O tempero da vida
Voltando à série “Cinco Sentidos”…
Hoje é dia de ficar com água na boca. O assunto é o paladar…
Afinal, nossa primeira relação com o mundo é comer. Lembra dos bebês “come-dorme”?
O leite, materno ou não, e em seguida sopinhas, mingaus, frutas, sucos.
Depois, as comidas mais “proibidas”: a primeira vez que nos foi permitido o chocolate, um singelo e único brigadeiro na festa de um ano (ou sete brigadeiros, no caso de minha Olivia).
A primeira sobremesa compartilhada com o amor ou a amiga.
Sem contar as inúmeras demonstrações culinárias de afeto: o cozido da titia, a bala de ovos da vovó, o quindim da outra vovó…
As batatas sauté da mãe, que geraram tamanha cobiça e perturbação que recebi um castigo: “vou fazer dois quilos de batata sauté e você vai ter que comer tudo até enjoar”. E fez. Mas eu não tive que comer tudo nem enjoei, que coração de mãe é mole que nem pudim…
O paladar é mágico.

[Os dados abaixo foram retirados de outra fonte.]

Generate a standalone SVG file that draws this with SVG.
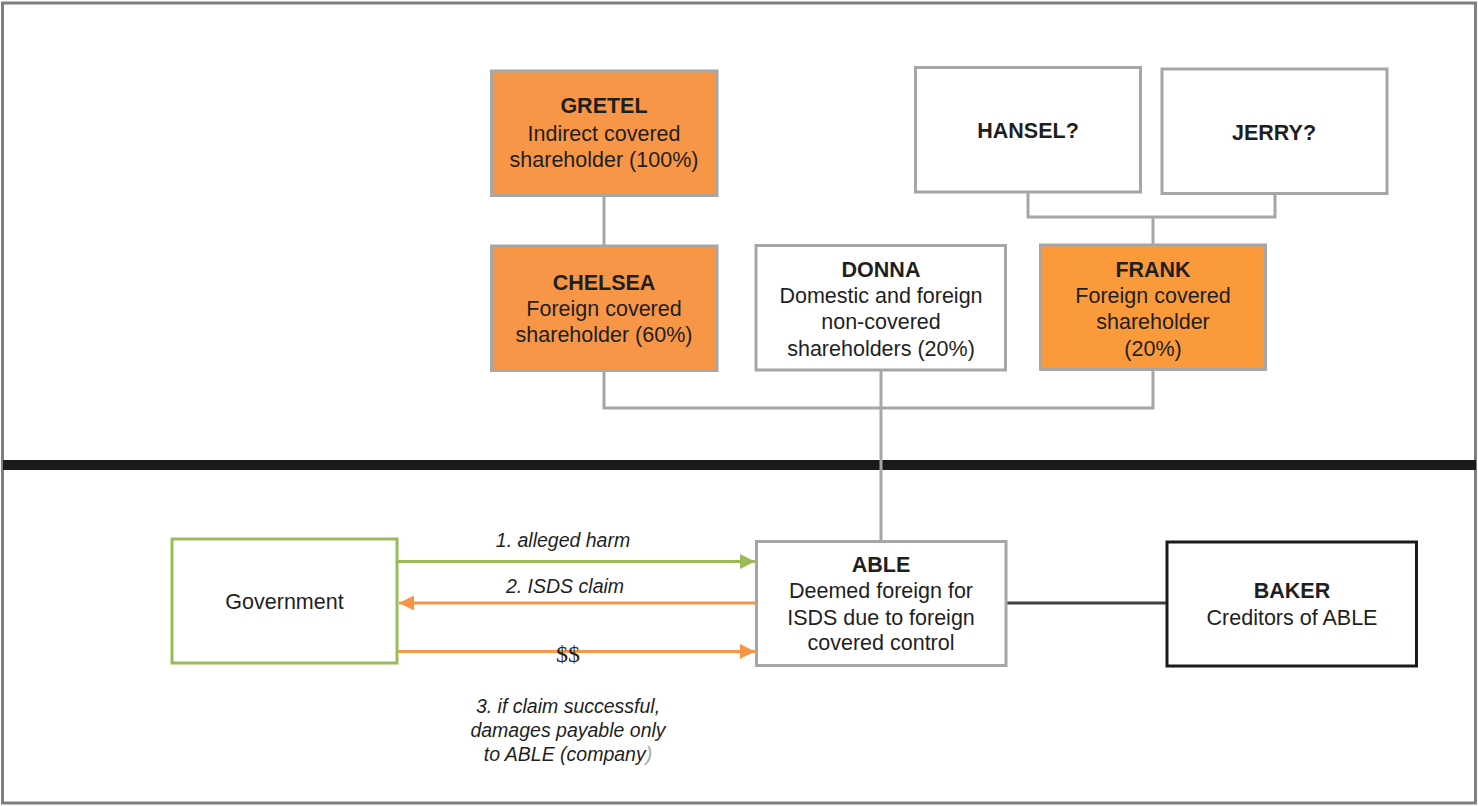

Não é a toa que o beijo e o comer passam pela mesma língua e boca…
E onde fica o Viver Mais Simples nisso tudo?
Por todo o lado:
Alimentar o coração
Comecei a jornada com cem quilos, se lembram?
Eu tinha fome de muitas coisas e não as encontrava. Então comia. Comia para expandir-me e dar conta de tanto esforço. Comia para me energizar. Comia para lembrar da felicidade que já havia sentido. Comia pelas razões erradas.
Meu corpo, cansado, absorvia tudo. Como seu eu fosse uma mulher neanderthal, sem saber quando o inverno ia acabar. Mas acabou.
Virei Homo Simplis e meu corpo pode se adelgar de novo.
Coração alimentado, menos fome.
Memórias Felizes
Um das cenas marcantes da minha exposição favorita foi a descrição de um café com leite. A narradora era argentina, deve ter minha idade e contava das sextas que dormia na casa dos avós. Sua avó a despertava aos sábados com uma xícara de café com leite espumante.
O tema era uma memória de infância e quase pude sentir o sabor doce daquela espuma de afeto. Os olhos da mulher-menina brilhavam.
Só uma comida de avó traz este brilho para os olhos da gente.
Eu também tenho meus muitos “recuerdos”. Almoços memoráveis de natal. Festejos lindos, onde as pessoas compartilhavam comidas em meio a cantoria e boas lembranças.
A vida pulsa mais quente no corpo da gente, nestas ocasiões… Memórias que aquecem nos invernos futuros…
Por que não?
Comer é uma forma fácil de experimentarmos o novo. Venho praticando pedir para um amigo escolher meu prato. E peço para os atendentes da cafeteria me indicarem seu bolo favorito. Assim, provei coisas novas e dei a chance de um outro me ajudar.
Durante uma época, comprei uma fruta nova por semana. Assim conheci o rambutam, a laranjinha kinkan, o mangostin. Redescobri o sapoti. E descobri que detesto kino…
Servir
Quando morava em São Paulo, oferecia todos os anos um almoço de natal para os meus fornecedores. Nesta ocasião, chamava todas as pessoas que tinha participados de projetos feitos para mim durante o ano.
No final, já eram mais de quarenta pessoas no salão de festas de meu prédio, num evento sempre cheio de amigos e histórias…. Eu sempre encerrava o encontro agradecendo e explicando: “o ano todo vocês me serviram. Hoje é meu dia de servir vocês”.
E eu fazia a comida toda. Mesmo quando dava errado, todo mundo elogiava, acho que inebriados pelo clima de confraternização (já que eu só servia refrigerante e água)…
Foram sete anos praticando o servir. Um bonito caminho para praticar o viver mais simples…
Assim foi seguindo, emoldurada por minhas memórias paladares. Até abrir um negócio de comidas, voltado para alimentar boas intenções. Quem diria?
E você? Qual a comida que evoca em você lembranças, emoções, amor ao próximo?